Monday, August 17, 2015
Ohio’s dependence on Medicaid is the worst in the Midwest
Thanks to Gov. John Kasich’s Obamacare expansion, Ohio has the highest rate of Medicaid enrollment in the Midwest.
One out of four Ohioans is enrolled in the welfare program Kasich — a Republican — expanded to cover working-age adults with no kids and no disabilities.
Ohio, Illinois and Michigan are the only Midwest states with more than 20 percent of their residents enrolled in Medicaid, a welfare program jointly funded by the federal government and the states.
Missouri, Wisconsin, Minnesota, Iowa and Indiana each have between 15 percent and 20 percent of their residents enrolled in Medicaid, and Medicaid enrollment rates are between 10 percent and 15 percent in North Dakota, Nebraska, South Dakota and Kansas.
Since mid-2013, Ohio’s Medicaid enrollment has grown by almost 24 percent. Among the 12 states in the Midwest, only North Dakota’s Medicaid enrollment — which totaled 89,001 in May – grew at a faster rate.
Ohio Watchdog compared state enrollment rates using the latest data from the U.S. Department of Health and Human Services and the U.S. Census Bureau. Figures from the Ohio Department of Medicaid are even worse.
Ohio had 2.33 million people on its Medicaid rolls in December 2013, the month before Kasich’s Obamacare expansion took effect. Within 18 months, 3 million Ohioans were on Medicaid.
In July, enrollment in Kasich’s Obamacare expansion was 609,030 — 66 percent greater than Kasich expected.
Kasich’s Obamacare expansion cost federal taxpayers $4 billion in its first 18 months, instead of the $2.5 billion projected.
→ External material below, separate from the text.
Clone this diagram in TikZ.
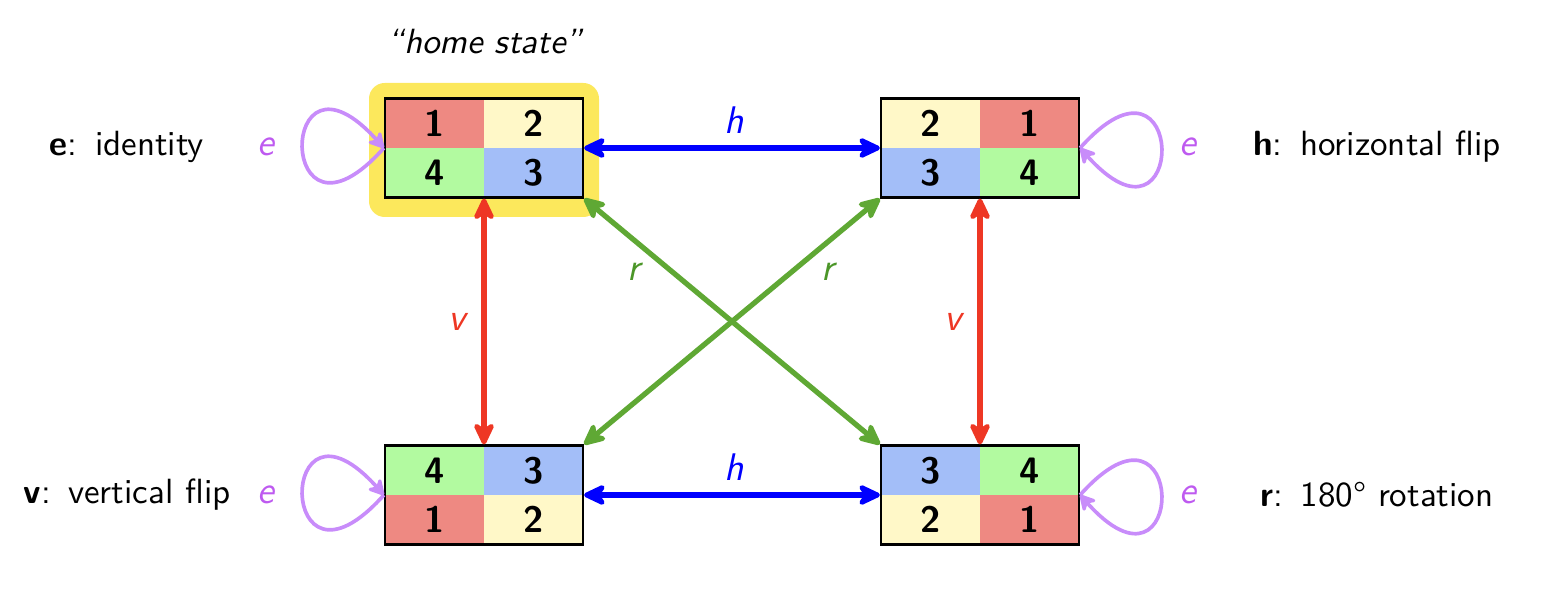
\documentclass[tikz,border=0pt]{standalone}
\usepackage{fontspec}
\usetikzlibrary{arrows.meta}
\definecolor{c1}{RGB}{238,137,130}
\definecolor{c2}{RGB}{255,248,200}
\definecolor{c3}{RGB}{163,190,248}
\definecolor{c4}{RGB}{178,250,160}
\definecolor{hl}{RGB}{252,232,92}
\definecolor{ared}{RGB}{238,55,36}
\definecolor{agreen}{RGB}{95,168,52}
\definecolor{lgreen}{RGB}{75,150,40}
\definecolor{ablue}{RGB}{0,0,255}
\definecolor{loopc}{RGB}{200,140,250}
\definecolor{elab}{RGB}{190,90,240}
\tikzset{
  cell/.style={minimum width=28.3pt,minimum height=14.15pt,inner sep=0pt,
    font=\sffamily\bfseries\fontsize{10.5}{12}\selectfont},
  stbox/.style={draw=black,line width=0.6pt,minimum width=56.6pt,
    minimum height=28.3pt,inner sep=0pt},
  lab/.style={font=\sffamily\itshape\fontsize{11}{13}\selectfont},
  homelab/.style={font=\sffamily\itshape},
  txt/.style={font=\sffamily},
  dbl/.style={line width=1.5pt,{Stealth[length=8pt,width=7.5pt,inset=2.6pt,round]}-{Stealth[length=8pt,width=7.5pt,inset=2.6pt,round]}},
  looparr/.style={draw=loopc,line width=1.05pt,-{Stealth[length=5.5pt,width=6pt,inset=1.8pt,round]}},
}
\newcommand\stbox[7]{% name, x, y, tl, tr, bl, br
  \node[cell,fill=c#4] (#1a) at (#2-49.5,#3-24.75) {#4};
  \node[cell,fill=c#5] (#1b) at (#2+49.5,#3-24.75) {#5};
  \node[cell,fill=c#6] (#1c) at (#2-49.5,#3+24.75) {#6};
  \node[cell,fill=c#7] (#1d) at (#2+49.5,#3+24.75) {#7};
  \node[stbox] (#1) at (#2,#3) {};
}
\begin{document}
\begin{tikzpicture}[x=0.2857pt,y=-0.2857pt]
\useasboundingbox (0,0) rectangle (1552,606);
% highlight
\fill[hl,rounded corners=4.5pt] (369,83) rectangle (599,217);
\node[homelab] (home) at (485,42) {``home state''};
% states
\stbox{TL}{484}{148}{1}{2}{4}{3}
\stbox{TR}{980}{148}{2}{1}{3}{4}
\stbox{BL}{484}{495}{4}{3}{1}{2}
\stbox{BR}{980}{495}{3}{4}{2}{1}
% horizontal
\draw[dbl,ablue] (TL.east) -- (TR.west);
\draw[dbl,ablue] (BL.east) -- (BR.west);
\node[lab,text=ablue] (h1) at (734,120) {h};
\node[lab,text=ablue] (h2) at (734,467) {h};
% vertical
\draw[dbl,ared] (TL.south) -- (BL.north);
\draw[dbl,ared] (TR.south) -- (BR.north);
\node[lab,text=ared] (v1) at (457,322) {v};
\node[lab,text=ared] (v2) at (953,322) {v};
% diagonals
\draw[dbl,agreen] (TL.south east) -- (BR.north west);
\draw[dbl,agreen] (TR.south west) -- (BL.north east);
\node[lab,text=lgreen] (r1) at (634,272) {r};
\node[lab,text=lgreen] (r2) at (828,272) {r};
% loops
\draw[looparr] (TL.west) .. controls +(-108,121) and +(-108,-121) .. (TL.west);
\draw[looparr] (BL.west) .. controls +(-108,121) and +(-108,-121) .. (BL.west);
\draw[looparr] (TR.east) .. controls +(108,-121) and +(108,121) .. (TR.east);
\draw[looparr] (BR.east) .. controls +(108,-121) and +(108,121) .. (BR.east);
\node[lab,text=elab] (e1) at (266,147) {e};
\node[lab,text=elab] (e2) at (266,495) {e};
\node[lab,text=elab] (e3) at (1188,147) {e};
\node[lab,text=elab] (e4) at (1188,495) {e};
% descriptions
\node[txt] (de) at (127,147) {\textbf{e}:\hspace{5pt}identity};
\node[txt] (dh) at (1377,147) {\textbf{h}:\hspace{5pt}horizontal flip};
\node[txt] (dv) at (127,495) {\textbf{v}:\hspace{5pt}vertical flip};
\node[txt] (dr) at (1377,495) {\textbf{r}:\hspace{5pt}180° rotation};
\end{tikzpicture}
\end{document}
Obamacare expansion would have sunk Ohio’s entire Medicaid budget last year, but the Kasich administration overestimated new enrollment from Ohioans already eligible for Medicaid.
The Kasich administration was wrong about Obamacare expansion enrollment and wrong about “woodwork effect” enrollment from the previously eligible — but the wildly inaccurate projections offset one another.